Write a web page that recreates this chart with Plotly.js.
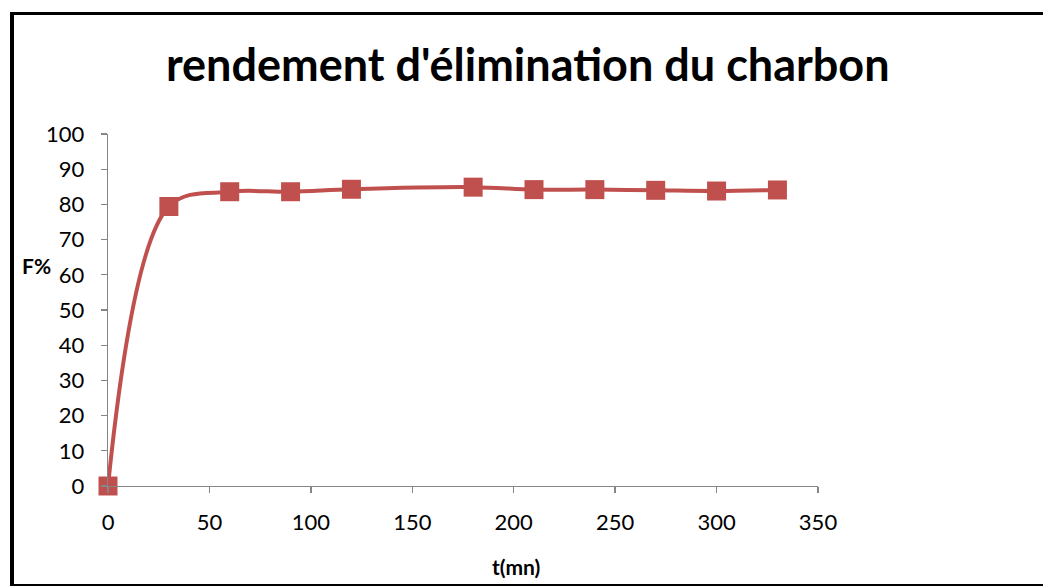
<!DOCTYPE html>
<html><head><meta charset="utf-8">
<script src="https://cdn.plot.ly/plotly-3.0.1.min.js"></script>
<style>
html,body{margin:0;padding:0;background:#fff;}
#frame{position:absolute;left:10px;top:12px;width:1040px;height:569px;border:3px solid #000;border-left-width:4px;box-sizing:content-box;}
#chart{position:absolute;left:0;top:0;width:1043px;height:586px;}
</style></head>
<body>
<div id="chart"></div>
<div id="frame" style="pointer-events:none"></div>
<script>
const tValues = [0, 30, 60, 90, 120, 180, 210, 240, 270, 300, 330];
const fValues = [0, 79.4, 83.6, 83.6, 84.3, 84.9, 84.2, 84.2, 84.0, 83.8, 84.1];
const chartTitle = "rendement d'élimination du charbon";
const xTitle = "t(mn)";
const yTitle = "F%";

const trace = {
  x: tValues, y: fValues, type: 'scatter', mode: 'lines+markers',
  line: {color: '#C0504D', width: 4, shape: 'spline', smoothing: 1},
  marker: {symbol: 'square', size: 19, color: '#C0504D', line: {color: '#C0504D', width: 0}},
  cliponaxis: false, hoverinfo: 'none'
};
const layout = {
  width: 1043, height: 586,
  margin: {l: 108, r: 225, t: 134, b: 100},
  paper_bgcolor: 'rgba(0,0,0,0)', plot_bgcolor: 'rgba(0,0,0,0)',
  showlegend: false,
  font: {family: 'Lato, "Open Sans", sans-serif', color: '#000'},
  title: {text: '<b>' + chartTitle + '</b>', font: {size: 45, family: 'Lato, sans-serif', color: '#000'},
    x: 0.506, xanchor: 'center', y: 0.888, yanchor: 'middle'},
  xaxis: {range: [0, 350], dtick: 50, tick0: 0, showgrid: false, zeroline: false,
    showline: true, linecolor: '#868686', linewidth: 1.3, ticks: 'outside', ticklen: 6,
    tickcolor: '#868686', tickwidth: 1.3, tickfont: {size: 22, family: 'Lato, sans-serif'},
    ticklabelstandoff: 10},
  yaxis: {range: [0, 100], dtick: 10, tick0: 0, showgrid: false, zeroline: false,
    showline: true, linecolor: '#868686', linewidth: 1.3, ticks: 'outside', ticklen: 6,
    tickcolor: '#868686', tickwidth: 1.3, tickfont: {size: 22, family: 'Lato, sans-serif'},
    ticklabelstandoff: 12},
  annotations: [
    {text: '<b>' + yTitle + '</b>', xref: 'paper', yref: 'paper', x: -0.101, y: 0.627,
      xanchor: 'center', yanchor: 'middle', showarrow: false, font: {size: 21, family: 'Lato, sans-serif', color: '#000'}},
    {text: '<b>' + xTitle + '</b>', xref: 'paper', yref: 'paper', x: 0.574, y: -0.229,
      xanchor: 'center', yanchor: 'middle', showarrow: false, font: {size: 21, family: 'Lato, sans-serif', color: '#000'}}
  ]
};
Plotly.newPlot('chart', [trace], layout, {displayModeBar: false, staticPlot: true});
</script>
</body></html>
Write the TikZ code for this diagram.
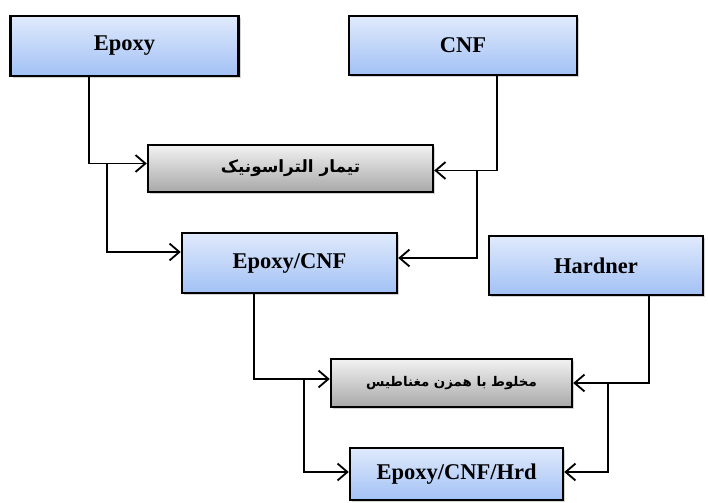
\documentclass[tikz,border=0pt]{standalone}
\usepackage{fontspec}
\setmainfont{Liberation Serif}
\newfontfamily\arabicfont[Script=Arabic]{DejaVu Sans}
\TeXXeTstate=1
\usetikzlibrary{arrows.meta,calc,shadows}
\definecolor{bluetop}{RGB}{224,234,252}
\definecolor{bluebot}{RGB}{162,193,245}
\definecolor{graytop}{RGB}{242,242,242}
\definecolor{graybot}{RGB}{168,168,168}

\begin{document}
\begin{tikzpicture}[
        x=0.025cm, y=-0.025cm,
        font=\fontsize{16}{18}\selectfont\bfseries,
        mat/.style={rectangle, draw=black, line width=1.7pt,
                    top color=bluetop, bottom color=bluebot,
                    drop shadow={opacity=0.35, shadow xshift=1.5pt, shadow yshift=-1.5pt},
                    inner sep=0pt, align=center},
        proc/.style={rectangle, draw=black, line width=1.7pt,
                     top color=graytop, bottom color=graybot,
                     drop shadow={opacity=0.35, shadow xshift=1.5pt, shadow yshift=-1.5pt},
                     inner sep=0pt, align=center,
                     font=\arabicfont\bfseries\fontsize{12}{14}\selectfont},
        arr/.style={-{Straight Barb[length=7pt,width=12pt]}, line width=1.3pt}
      ]
        \useasboundingbox (0,0) rectangle (708,503);

        % raw materials
        \node[mat, minimum width=5.7cm, minimum height=1.5cm] (epoxy) at (124.5,46) {Epoxy};
        \node[mat, minimum width=5.7cm, minimum height=1.475cm] (cnf) at (463,45.5) {CNF};
        \node[mat, minimum width=5.35cm, minimum height=1.475cm] (hard) at (596,265.5) {Hardner};

        % process steps
        \node[proc, minimum width=7.125cm, minimum height=1.175cm] (ultra) at (290.5,168.5)
          {\beginR تیمار التراسونیک\endR};
        \node[mat, minimum width=5.375cm, minimum height=1.5cm] (ec) at (289.5,263) {Epoxy/CNF};
        \node[proc, minimum width=6.025cm, minimum height=1.2cm,
              font=\arabicfont\bfseries\fontsize{9.5}{12}\selectfont] (mix) at (451.5,383)
          {\beginR مخلوط با همزن مغناطیس\endR};
        \node[mat, minimum width=5.325cm, minimum height=1.3cm] (final) at (456.5,474) {Epoxy/CNF/Hrd};

        % line positions
        \coordinate (e1) at (89,0);
        \coordinate (e2) at (107,0);
        \coordinate (c1) at (497,0);
        \coordinate (c2) at (477,0);
        \coordinate (d1) at (254,0);
        \coordinate (d2) at (304,0);
        \coordinate (h1) at (649,0);
        \coordinate (h2) at (608,0);

        \draw[arr] (epoxy.south -| e1) |- ($(ultra.west)+(0,-5)$);
        \draw[arr] ($(ultra.west -| e2)+(0,-5)$) |- ($(ec.west)+(0,-11)$);
        \draw[arr] (cnf.south -| c1) |- ($(ultra.east)+(0,2)$);
        \draw[arr] ($(ultra.east -| c2)+(0,2)$) |- ($(ec.east)+(0,-5)$);

        \draw[arr] (ec.south -| d1) |- ($(mix.west)+(0,-4)$);
        \draw[arr] ($(mix.west -| d2)+(0,-4)$) |- ($(final.west)+(0,-2)$);
        \draw[arr] (hard.south -| h1) |- (mix.east);
        \draw[arr] (mix.east -| h2) |- ($(final.east)+(0,-2)$);
      \end{tikzpicture}
\end{document}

★ ★ ★

> **Aim**:
Restate each entry word for word, leaving out any pictures.

> **Finished task**:
Write a web page that recreates this chart with Plotly.js.
<!DOCTYPE html>
<html><head><meta charset="utf-8">
<script src="https://cdn.plot.ly/plotly-3.0.1.min.js"></script>
<style>
html,body{margin:0;padding:0;background:#fff;}
#frame{position:absolute;left:10px;top:12px;width:1040px;height:569px;border:3px solid #000;border-left-width:4px;box-sizing:content-box;}
#chart{position:absolute;left:0;top:0;width:1043px;height:586px;}
</style></head>
<body>
<div id="chart"></div>
<div id="frame" style="pointer-events:none"></div>
<script>
const tValues = [0, 30, 60, 90, 120, 180, 210, 240, 270, 300, 330];
const fValues = [0, 79.4, 83.6, 83.6, 84.3, 84.9, 84.2, 84.2, 84.0, 83.8, 84.1];
const chartTitle = "rendement d'élimination du charbon";
const xTitle = "t(mn)";
const yTitle = "F%";

const trace = {
  x: tValues, y: fValues, type: 'scatter', mode: 'lines+markers',
  line: {color: '#C0504D', width: 4, shape: 'spline', smoothing: 1},
  marker: {symbol: 'square', size: 19, color: '#C0504D', line: {color: '#C0504D', width: 0}},
  cliponaxis: false, hoverinfo: 'none'
};
const layout = {
  width: 1043, height: 586,
  margin: {l: 108, r: 225, t: 134, b: 100},
  paper_bgcolor: 'rgba(0,0,0,0)', plot_bgcolor: 'rgba(0,0,0,0)',
  showlegend: false,
  font: {family: 'Lato, "Open Sans", sans-serif', color: '#000'},
  title: {text: '<b>' + chartTitle + '</b>', font: {size: 45, family: 'Lato, sans-serif', color: '#000'},
    x: 0.506, xanchor: 'center', y: 0.888, yanchor: 'middle'},
  xaxis: {range: [0, 350], dtick: 50, tick0: 0, showgrid: false, zeroline: false,
    showline: true, linecolor: '#868686', linewidth: 1.3, ticks: 'outside', ticklen: 6,
    tickcolor: '#868686', tickwidth: 1.3, tickfont: {size: 22, family: 'Lato, sans-serif'},
    ticklabelstandoff: 10},
  yaxis: {range: [0, 100], dtick: 10, tick0: 0, showgrid: false, zeroline: false,
    showline: true, linecolor: '#868686', linewidth: 1.3, ticks: 'outside', ticklen: 6,
    tickcolor: '#868686', tickwidth: 1.3, tickfont: {size: 22, family: 'Lato, sans-serif'},
    ticklabelstandoff: 12},
  annotations: [
    {text: '<b>' + yTitle + '</b>', xref: 'paper', yref: 'paper', x: -0.101, y: 0.627,
      xanchor: 'center', yanchor: 'middle', showarrow: false, font: {size: 21, family: 'Lato, sans-serif', color: '#000'}},
    {text: '<b>' + xTitle + '</b>', xref: 'paper', yref: 'paper', x: 0.574, y: -0.229,
      xanchor: 'center', yanchor: 'middle', showarrow: false, font: {size: 21, family: 'Lato, sans-serif', color: '#000'}}
  ]
};
Plotly.newPlot('chart', [trace], layout, {displayModeBar: false, staticPlot: true});
</script>
</body></html>
Write the TikZ code for this diagram.
\documentclass[tikz,border=0pt]{standalone}
\usepackage{fontspec}
\setmainfont{Liberation Serif}
\newfontfamily\arabicfont[Script=Arabic]{DejaVu Sans}
\TeXXeTstate=1
\usetikzlibrary{arrows.meta,calc,shadows}
\definecolor{bluetop}{RGB}{224,234,252}
\definecolor{bluebot}{RGB}{162,193,245}
\definecolor{graytop}{RGB}{242,242,242}
\definecolor{graybot}{RGB}{168,168,168}

\begin{document}
\begin{tikzpicture}[
        x=0.025cm, y=-0.025cm,
        font=\fontsize{16}{18}\selectfont\bfseries,
        mat/.style={rectangle, draw=black, line width=1.7pt,
                    top color=bluetop, bottom color=bluebot,
                    drop shadow={opacity=0.35, shadow xshift=1.5pt, shadow yshift=-1.5pt},
                    inner sep=0pt, align=center},
        proc/.style={rectangle, draw=black, line width=1.7pt,
                     top color=graytop, bottom color=graybot,
                     drop shadow={opacity=0.35, shadow xshift=1.5pt, shadow yshift=-1.5pt},
                     inner sep=0pt, align=center,
                     font=\arabicfont\bfseries\fontsize{12}{14}\selectfont},
        arr/.style={-{Straight Barb[length=7pt,width=12pt]}, line width=1.3pt}
      ]
        \useasboundingbox (0,0) rectangle (708,503);

        % raw materials
        \node[mat, minimum width=5.7cm, minimum height=1.5cm] (epoxy) at (124.5,46) {Epoxy};
        \node[mat, minimum width=5.7cm, minimum height=1.475cm] (cnf) at (463,45.5) {CNF};
        \node[mat, minimum width=5.35cm, minimum height=1.475cm] (hard) at (596,265.5) {Hardner};

        % process steps
        \node[proc, minimum width=7.125cm, minimum height=1.175cm] (ultra) at (290.5,168.5)
          {\beginR تیمار التراسونیک\endR};
        \node[mat, minimum width=5.375cm, minimum height=1.5cm] (ec) at (289.5,263) {Epoxy/CNF};
        \node[proc, minimum width=6.025cm, minimum height=1.2cm,
              font=\arabicfont\bfseries\fontsize{9.5}{12}\selectfont] (mix) at (451.5,383)
          {\beginR مخلوط با همزن مغناطیس\endR};
        \node[mat, minimum width=5.325cm, minimum height=1.3cm] (final) at (456.5,474) {Epoxy/CNF/Hrd};

        % line positions
        \coordinate (e1) at (89,0);
        \coordinate (e2) at (107,0);
        \coordinate (c1) at (497,0);
        \coordinate (c2) at (477,0);
        \coordinate (d1) at (254,0);
        \coordinate (d2) at (304,0);
        \coordinate (h1) at (649,0);
        \coordinate (h2) at (608,0);

        \draw[arr] (epoxy.south -| e1) |- ($(ultra.west)+(0,-5)$);
        \draw[arr] ($(ultra.west -| e2)+(0,-5)$) |- ($(ec.west)+(0,-11)$);
        \draw[arr] (cnf.south -| c1) |- ($(ultra.east)+(0,2)$);
        \draw[arr] ($(ultra.east -| c2)+(0,2)$) |- ($(ec.east)+(0,-5)$);

        \draw[arr] (ec.south -| d1) |- ($(mix.west)+(0,-4)$);
        \draw[arr] ($(mix.west -| d2)+(0,-4)$) |- ($(final.west)+(0,-2)$);
        \draw[arr] (hard.south -| h1) |- (mix.east);
        \draw[arr] (mix.east -| h2) |- ($(final.east)+(0,-2)$);
      \end{tikzpicture}
\end{document}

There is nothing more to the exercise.